As wee bairns across the land eagerly await the arrival of the fifth Hairy Plodder book, BB notes the following related news items: * After 7,000 copies are stolen from a TNT delivery, Merseyside police warn that anyone caught reading them - we’re talking about a book aimed at kids, remember - will be prosecuted. (Frankly, knowing what scousers are allegedly like, the only solution may be to kill all the first-born in Liverpool.) * JK Rowling, via her US publisher, is suing an American newspaper for $100m after they printed brief extracts and a synopsis based on a copy bought from an unwitting health food shop. (Obviously the health food shop had $100m less in revenue and a tighter case, so they aren’t being sued. It’s a shame the paper didn’t have it couriered from Liverpool, then Merseyside police could have arrested the editor.) * Rowling’s Canadian publisher reportedly offered a woman $5,000 to return a copy sold to her by mistake. She refused because she “hadn’t finished reading it yet”. (We really don’t know who’s crazier here. Lock them both up in a secure ward.) * One web site already offers three ways to download the text from file-sharing networks. My ghod, we thought ripping off struggling record companies was bad enough but this is Grand Larceny - send in the marines!! * Bloomsbury announce higher profits than expected due to advance demand for the new book. * JK Rowling is now richer than the Queen, Onassis, Croesus and Russia. The marketing people said so. Ah, Bloomsbury - capturing the magic and innocence of childhood!

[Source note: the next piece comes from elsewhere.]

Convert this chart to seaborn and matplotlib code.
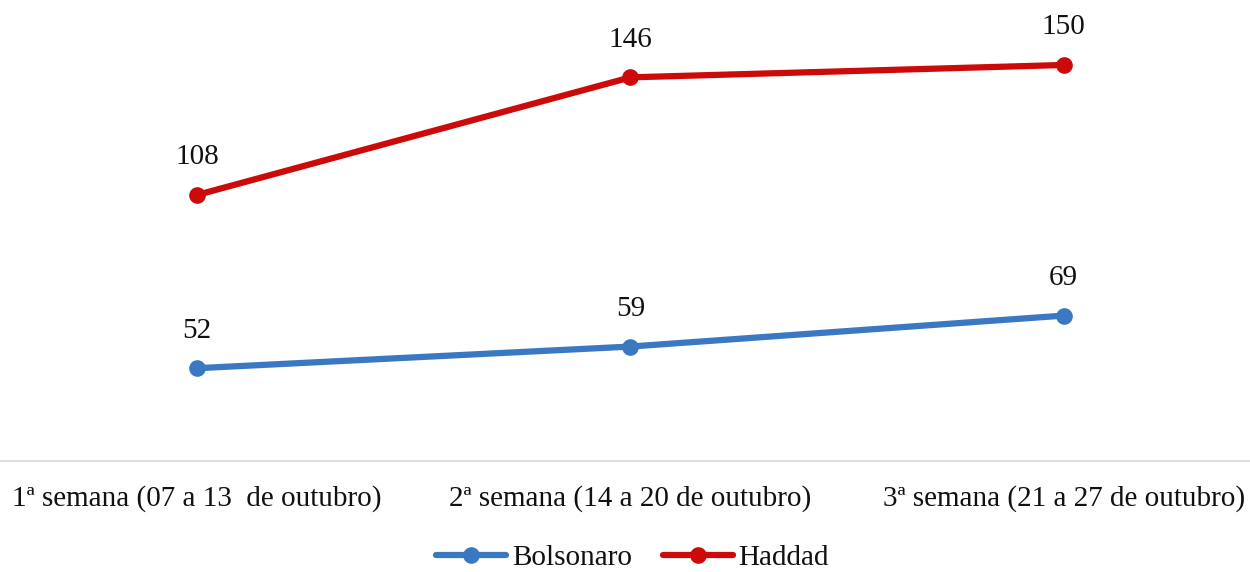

We trust Merseyside police are doing their utmost to recover the stolen books, as obviously the whole HP phenomenon would collapse and Bloomsbury be left bankrupt if the plot were to leak out 24 hours before the official release. Presumably even now they’ve pulled all their detectives off the usual drug and murder inquiries to pump the Liverpool criminal underworld for leads: > “‘Ere, Ron Weasly’s my favourite.”
“Don’t you know? He dies at the end of the new book!”
“RIGHT, YOU’RE NICKED, MY SON!!”
“Aaaahhh!!! Hagrid, save me!!”
“Sarge, I’ve caught one of ‘em! How long can we detain minors for?!”
Perhaps dealers are pushing badly photocopied fakes on to eight year olds at the school gates as I type this. > “Hey kid, try dis, it’ll get you reely high, like!”
“Fook off la’, where’s me heroin?”
Despite the lucrative rewards from publishing Harry Potter, Bloomsbury must be gutted that millions of kids are now going to have unlicensed thoughts about the him; basing dreams and childish fantasies on him and his pals without purchasing the rights to use the characters! If only merchandising agreements extended to the mental realm…
Reports that the government is considering legislation forcing everyone to purchase a copy of the seventh book on release (following the Vatican’s canonisation of Rowling) are assumed to be premature. But our capacity to be surprised is currently exhausted.